A realistic illusion
Salvador Dali was born on May 11th 1904 in Figueras, Catalonia. Son of a notary, Dali had, since a very young age, a strange and violent behavior towards himself and animals. However, he was very talented at painting and drawing. This talent drove his parents to send him to an old family friend named Ramón Pitchot. A few years later, Dali went back home and studied at the San Fernando Academy from which he was expelled for rebellious behavior, upon which he went back home but was soon sent to the civil war where he assisted the infantry. He stayed there for only one month because he was suspected of wanting to join the rebellion which was spreading in the country at the time. Since there was no proof to accuse Salvador Dali, he was set free and went back to the Mediterranean coastlines. En 1927, he travelled to Paris where he met Pablo Picasso and was introduced to the Surrealistic Circle with Joan Miró and André Breton.

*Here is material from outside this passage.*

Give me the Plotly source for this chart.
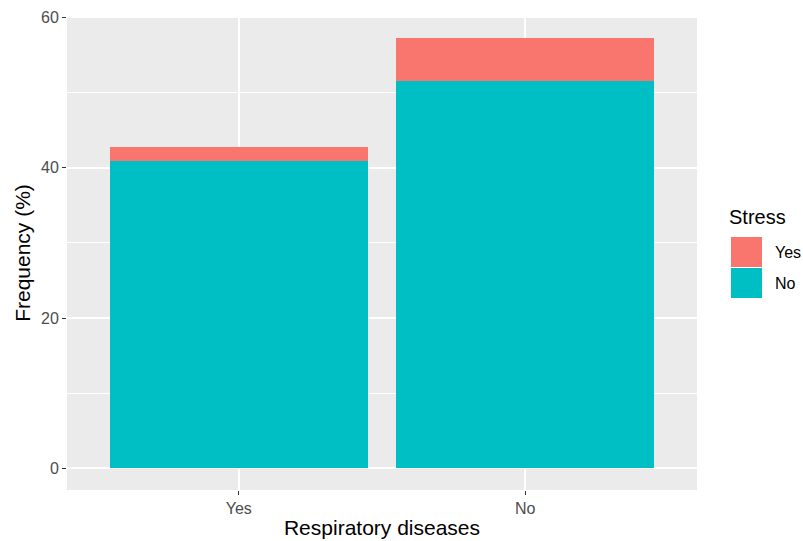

Gala, the poet Paul Eluard's wife, became Dali's source of inspiration and was the center of several of his paintings. In 1934, Breton prompted a break-off between Dali and the Surrealistic Circle. At that point, Dali officially abandoned surrealism. Years later, Dali moved to Italy and was inspired by the Renaissance spirit and Baroque painting. Between 1940 and 1948, Dali and Gala resided in the United States before going back to Port Lligat in Spain. As years went by, Salvador Dali followed a more classic style using religious motifs as models. In 1958, Dali and Gala got married after thirty years of knowing each other. In 1964, Salvador became a distinguished artist in Spain for his overall artwork and in 1973, his hometown of Figueras, opened a museum in his name (the Dali Museum). Dali died on January 13th 1989.
The surrealistic illusion from Salvador Dali is characterized by excess of details which gave a realistic form to Dali's dreamland.